▶ _What the exercise asks_: Copy out the material below in full, but not its images.

# # #

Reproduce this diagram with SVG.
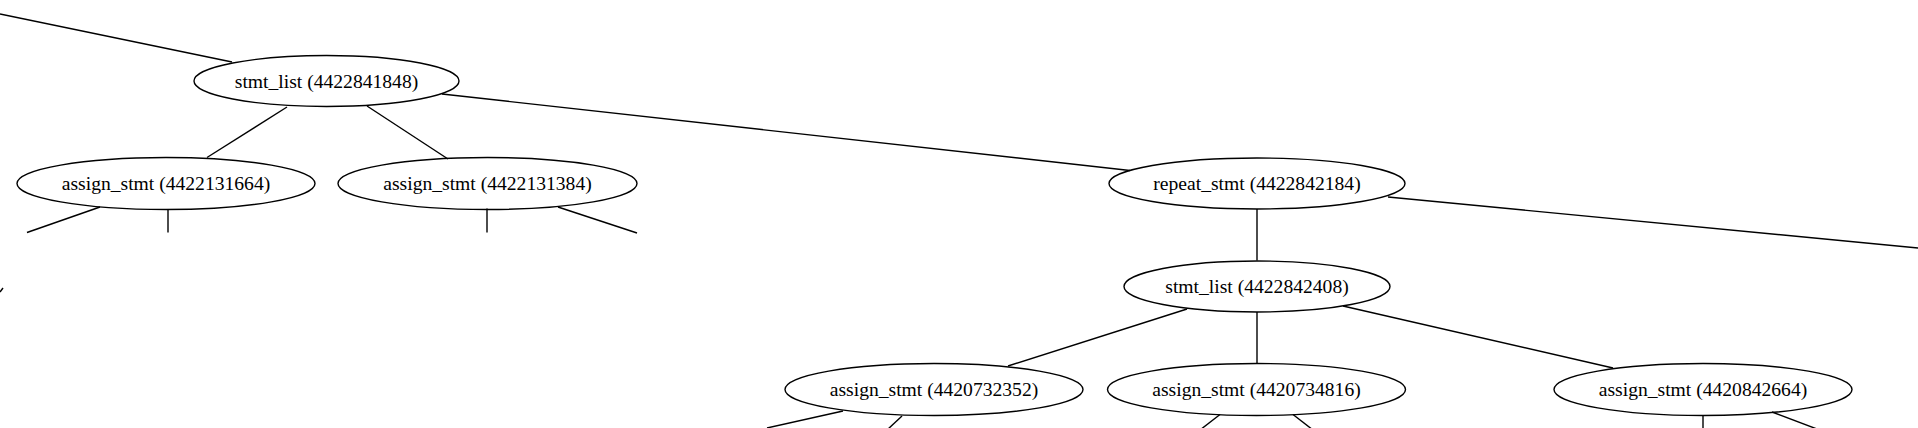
<svg xmlns="http://www.w3.org/2000/svg" width="1918" height="428" viewBox="0 0 1918 428">
<style>
.n ellipse{fill:none;stroke:#000;stroke-width:1.4}
.n text{font-family:"Liberation Serif","Times New Roman",serif;font-size:19.6px;fill:#000;text-anchor:middle}
.e line{stroke:#000;stroke-width:1.4;fill:none}
</style>
<rect width="1918" height="428" fill="#fff"/>
<g id="edges" class="e">
<line x1="0" y1="14" x2="232" y2="62"/>
<line x1="287" y1="107" x2="207" y2="157.5"/>
<line x1="367" y1="106" x2="448" y2="159"/>
<line x1="442" y1="94" x2="1130" y2="170.5"/>
<line x1="100" y1="207" x2="27" y2="232.5"/>
<line x1="168" y1="210" x2="168" y2="232.5"/>
<line x1="487" y1="208.5" x2="487" y2="232.5"/>
<line x1="558" y1="207" x2="637" y2="233"/>
<line x1="0" y1="292" x2="3" y2="288"/>
<line x1="1257" y1="209" x2="1257" y2="260.5"/>
<line x1="1388" y1="197" x2="1918" y2="248"/>
<line x1="1187" y1="309" x2="1008" y2="366"/>
<line x1="1257" y1="312" x2="1257" y2="363.5"/>
<line x1="1343" y1="306" x2="1613" y2="368"/>
<line x1="843" y1="411" x2="767" y2="428"/>
<line x1="902" y1="416" x2="887" y2="430"/>
<line x1="1220" y1="414.5" x2="1200" y2="430"/>
<line x1="1293" y1="414.5" x2="1313" y2="430"/>
<line x1="1703" y1="415.5" x2="1703" y2="430"/>
<line x1="1772" y1="412" x2="1817" y2="429"/>
</g>
<g id="stmt_list_4422841848" class="n"><ellipse cx="326.5" cy="81" rx="132.5" ry="25.5"/><text x="326.5" y="87.5">stmt_list (4422841848)</text></g>
<g id="assign_stmt_4422131664" class="n"><ellipse cx="166" cy="183.5" rx="149" ry="26"/><text x="166" y="190">assign_stmt (4422131664)</text></g>
<g id="assign_stmt_4422131384" class="n"><ellipse cx="487.5" cy="183.5" rx="149.5" ry="26"/><text x="487.5" y="190">assign_stmt (4422131384)</text></g>
<g id="repeat_stmt_4422842184" class="n"><ellipse cx="1257" cy="183.5" rx="148" ry="25.5"/><text x="1257" y="190">repeat_stmt (4422842184)</text></g>
<g id="stmt_list_4422842408" class="n"><ellipse cx="1257" cy="286.5" rx="133" ry="25.5"/><text x="1257" y="293">stmt_list (4422842408)</text></g>
<g id="assign_stmt_4420732352" class="n"><ellipse cx="934" cy="389.5" rx="149" ry="26"/><text x="934" y="396">assign_stmt (4420732352)</text></g>
<g id="assign_stmt_4420734816" class="n"><ellipse cx="1256.5" cy="389.5" rx="149" ry="26"/><text x="1256.5" y="396">assign_stmt (4420734816)</text></g>
<g id="assign_stmt_4420842664" class="n"><ellipse cx="1703" cy="389.5" rx="149" ry="26"/><text x="1703" y="396">assign_stmt (4420842664)</text></g>
</svg>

# # #

▶ _The completed task_:
Reproduce this diagram with SVG.
<svg xmlns="http://www.w3.org/2000/svg" width="1918" height="428" viewBox="0 0 1918 428">
<style>
.n ellipse{fill:none;stroke:#000;stroke-width:1.4}
.n text{font-family:"Liberation Serif","Times New Roman",serif;font-size:19.6px;fill:#000;text-anchor:middle}
.e line{stroke:#000;stroke-width:1.4;fill:none}
</style>
<rect width="1918" height="428" fill="#fff"/>
<g id="edges" class="e">
<line x1="0" y1="14" x2="232" y2="62"/>
<line x1="287" y1="107" x2="207" y2="157.5"/>
<line x1="367" y1="106" x2="448" y2="159"/>
<line x1="442" y1="94" x2="1130" y2="170.5"/>
<line x1="100" y1="207" x2="27" y2="232.5"/>
<line x1="168" y1="210" x2="168" y2="232.5"/>
<line x1="487" y1="208.5" x2="487" y2="232.5"/>
<line x1="558" y1="207" x2="637" y2="233"/>
<line x1="0" y1="292" x2="3" y2="288"/>
<line x1="1257" y1="209" x2="1257" y2="260.5"/>
<line x1="1388" y1="197" x2="1918" y2="248"/>
<line x1="1187" y1="309" x2="1008" y2="366"/>
<line x1="1257" y1="312" x2="1257" y2="363.5"/>
<line x1="1343" y1="306" x2="1613" y2="368"/>
<line x1="843" y1="411" x2="767" y2="428"/>
<line x1="902" y1="416" x2="887" y2="430"/>
<line x1="1220" y1="414.5" x2="1200" y2="430"/>
<line x1="1293" y1="414.5" x2="1313" y2="430"/>
<line x1="1703" y1="415.5" x2="1703" y2="430"/>
<line x1="1772" y1="412" x2="1817" y2="429"/>
</g>
<g id="stmt_list_4422841848" class="n"><ellipse cx="326.5" cy="81" rx="132.5" ry="25.5"/><text x="326.5" y="87.5">stmt_list (4422841848)</text></g>
<g id="assign_stmt_4422131664" class="n"><ellipse cx="166" cy="183.5" rx="149" ry="26"/><text x="166" y="190">assign_stmt (4422131664)</text></g>
<g id="assign_stmt_4422131384" class="n"><ellipse cx="487.5" cy="183.5" rx="149.5" ry="26"/><text x="487.5" y="190">assign_stmt (4422131384)</text></g>
<g id="repeat_stmt_4422842184" class="n"><ellipse cx="1257" cy="183.5" rx="148" ry="25.5"/><text x="1257" y="190">repeat_stmt (4422842184)</text></g>
<g id="stmt_list_4422842408" class="n"><ellipse cx="1257" cy="286.5" rx="133" ry="25.5"/><text x="1257" y="293">stmt_list (4422842408)</text></g>
<g id="assign_stmt_4420732352" class="n"><ellipse cx="934" cy="389.5" rx="149" ry="26"/><text x="934" y="396">assign_stmt (4420732352)</text></g>
<g id="assign_stmt_4420734816" class="n"><ellipse cx="1256.5" cy="389.5" rx="149" ry="26"/><text x="1256.5" y="396">assign_stmt (4420734816)</text></g>
<g id="assign_stmt_4420842664" class="n"><ellipse cx="1703" cy="389.5" rx="149" ry="26"/><text x="1703" y="396">assign_stmt (4420842664)</text></g>
</svg>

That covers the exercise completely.